Maine Gov. Paul LePage is fighting a bipartisan proposal designed to boost solar power development in the state by a factor of 12, arguing that it would benefit only the wealthy.

At a business expo Thursday in central Maine, LePage, a Republican, warned that the solar power bill would increase electricity costs to 22 cents per kilowatt-hour.

“If you appreciate having good jobs and growing your business, you need to be really attentive to who you vote for,” LePage told the gathering in Waterville, where he formerly was mayor, Maine Today reported.

Under the solar energy plan, nearly half of the anticipated growth over five years would come from solar installations on residences and small businesses. About a quarter would emanate from community, industrial, and grid-scale projects to reach the goal of 250 megawatts newly generated by 2021.

The proposal drew support from an unlikely coalition of utilities and solar installers, including Central Maine Power Co. and Emera Maine, the Portland Press Herald reported. Advocates say the contracts would create roughly 800 jobs.

Officials in the governor’s energy office who participated in negotiations on the proposal, however, concluded that the final compromise would hit ratepayers with higher energy costs.

Lisa Smith, a senior planner in the office, said the proposal maintains subsidies for homeowners who install solar-electric panels on their rooftops at levels that hurt other ratepayers.

Once the residential sector hits its goal of producing 118 megawatts, Smith said, residential rooftop solar alone will cost ratepayers $10.5 million a year for 20 years beginning in 2020. This does not include the current net-metered customers, which would add additional cost.

All ratepayers, regardless of solar investments, would offset that cost, she said.

“It’s heavily skewed toward residential solar, so half the program is the most expensive kind of solar, which just makes it more expensive,” Smith told The Daily Signal. “It primarily comes down to economics and cost shifting.”

Staffers in the energy office prefer a market-based solution.

The plan has been drafted as legislation that was the subject of a recent hearing.

In an unexpected move March 16, two Republican leaders in the Maine House of Representatives said the state’s Public Utilities Commission should decide the fate of “net metering,” the financial incentive for homeowners with solar electric panels that LePage strongly opposes.

The two are House Republican Leader Ken Fredette and Rep. Nathan Wadsworth, who helped draft the bill and is ranking member on the committee that held the hearing.

LePage wrote in his annual state of the state letter last month that government subsidies for renewable energy advantage the wealthy.

“Socialists love to subsidize new wind and solar energy projects because they think it will save the earth, but that kind of expensive and inefficient energy benefits only a few wealthy investors,” the governor wrote.

In April 2014, LePage vetoed another bipartisan solar energy bill because it would impose a new tax on residential and commercial electric bills to fund a solar program.

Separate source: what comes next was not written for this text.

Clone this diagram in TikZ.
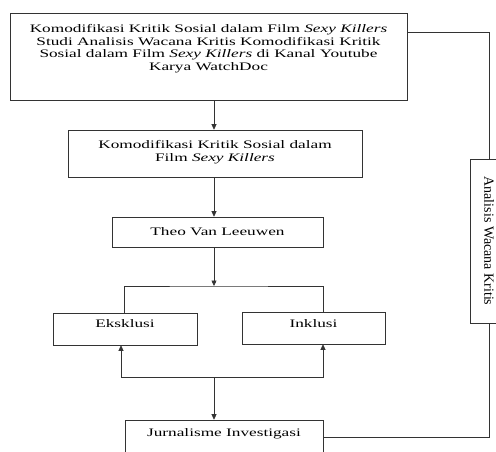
\documentclass[tikz,border=0pt]{standalone}
\usepackage{fontspec}
\setmainfont{Liberation Serif}[FakeStretch=1.5]
\newfontfamily\tegak{Liberation Serif}
\usepackage{tikz}
\usetikzlibrary{arrows.meta}

\begin{document}
\begin{tikzpicture}[
    x=1pt, y=1pt,
    kotak/.style={rectangle, draw=black!80, line width=0.6pt, inner sep=0pt, align=center,
                  font=\fontsize{11.5}{12.5}\selectfont},
    garis/.style={draw=black!80, line width=0.6pt},
    panah/.style={garis, -{Triangle[length=5.5pt,width=5pt]}}
]
    % Batas gambar
    \clip (0,0) rectangle (496,451);
    \fill[white] (0,0) rectangle (496,451);

    % Judul penelitian
    \node[kotak, minimum width=397, minimum height=87, text depth=18pt]
        (judul) at (208.5,394.5)
        {Komodifikasi Kritik Sosial dalam Film \textit{Sexy Killers}\\
         Studi Analisis Wacana Kritis Komodifikasi Kritik\\
         Sosial dalam Film \textit{Sexy Killers} di Kanal Youtube\\
         Karya WatchDoc};

    % Fokus
    \node[kotak, minimum width=294, minimum height=47, text depth=5.5pt]
        (komodifikasi) at (215,297.5)
        {Komodifikasi Kritik Sosial dalam\\ Film \textit{Sexy Killers}};

    % Teori
    \node[kotak, minimum width=211, minimum height=30] (theo) at (217.5,219) {Theo Van Leeuwen};

    % Eksklusi dan inklusi
    \node[kotak, minimum width=144, minimum height=32, text height=8pt, text depth=12pt]
        (eksklusi) at (125,122) {Eksklusi};
    \node[kotak, minimum width=143, minimum height=32, text height=8pt, text depth=10pt]
        (inklusi) at (313.5,123) {Inklusi};

    % Hasil
    \node[kotak, minimum width=198, minimum height=36, text height=8pt, text depth=12pt]
        (jurnal) at (224,13) {Jurnalisme Investigasi};

    % Pisau analisis
    \node[kotak, minimum width=38, minimum height=164] (analisis) at (489,210)
        {\rotatebox{-90}{\tegak\fontsize{14}{16}\selectfont Analisis Wacana Kritis}};

    % Titik cabang
    \coordinate (sumbu) at (214,0);
    \coordinate (cabangatas) at (214,165);
    \coordinate (cabangbawah) at (214,74);

    % Alur utama
    \draw[panah] (judul.south -| sumbu) -- (komodifikasi.north -| sumbu);
    \draw[panah] (komodifikasi.south -| sumbu) -- (theo.north -| sumbu);
    \draw[panah] (theo.south -| sumbu) -- (cabangatas);
    \draw[garis] ([xshift=-1pt]eksklusi.north) |- (cabangatas) -| ([xshift=9.5pt]inklusi.north);
    \draw[panah] (cabangbawah) -| ([xshift=-4pt]eksklusi.south);
    \draw[panah] (cabangbawah) -| ([xshift=9.5pt]inklusi.south);
    \draw[panah] (cabangbawah) -- (jurnal.north -| cabangbawah);

    % Hubungan dengan analisis wacana kritis
    \draw[garis] ([yshift=24.5pt]judul.east) -| (analisis.north);
    \draw[garis] ([yshift=1pt]jurnal.east) -| (analisis.south);
\end{tikzpicture}
\end{document}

Smith said LePage prefers bringing more natural gas into the state through additional pipelines. Maine has lost much of its manufacturing base, and several large paper mills have closed during the last year and a half because of the state’s high energy prices.

LePage noted in his letter that Maine’s energy costs are the 12th highest in the United States and advocated that the legislature expand the biomass infrastructure.

Nick Loris, an economist at The Heritage Foundation who studies energy issues, said LePage’s skepticism toward subsidies for renewable energy projects is warranted.

“When you build a business model around subsidies, the benefits accrue to the politically connected, and the costs are dispersed among everyone else,” Loris told The Daily Signal, adding:

Maine will be paying for this as taxpayers and as ratepayers. If solar is cost-competitive and will save families and businesses money, the technology shouldn’t need preferential treatment.

Under the bill, utilities would enter into contracts with owners of solar installations to buy energy output from developers in each market while using the revenue from power sales to offset contract costs.

The legislation would allow customers to retain net metering agreements through 2029. Net metering is a mechanism where owners of energy systems, including solar panels, are given state credits for the electricity they add to a public-utility power grid.

State Rep. Sara Gideon, a Democrat who is assistant majority leader, said the plan would drive down the cost of renewable energy, allowing the state to grow its solar production.

Maine currently produces solar energy solely in the residential market, Gideon said. The proposal would expand production to community and industrial markets.

Gideon, who was surprised by the Republicans’ change in position, said the program also would make it more accessible for low-income individuals to take advantage of using solar energy through installations that would allow them to earn energy credits, lowering their electricity bills:

I think it is disingenuous for the claim that this is not good for ratepayers. The whole concept that we’re looking at is really created by our public advocate, whose primary job is to protect ratepayers.

But Smith said because the plan would subsidize renewable energy over natural gas, electricity costs would rise for both businesses and residents.

Ken McIntyre contributed to this report.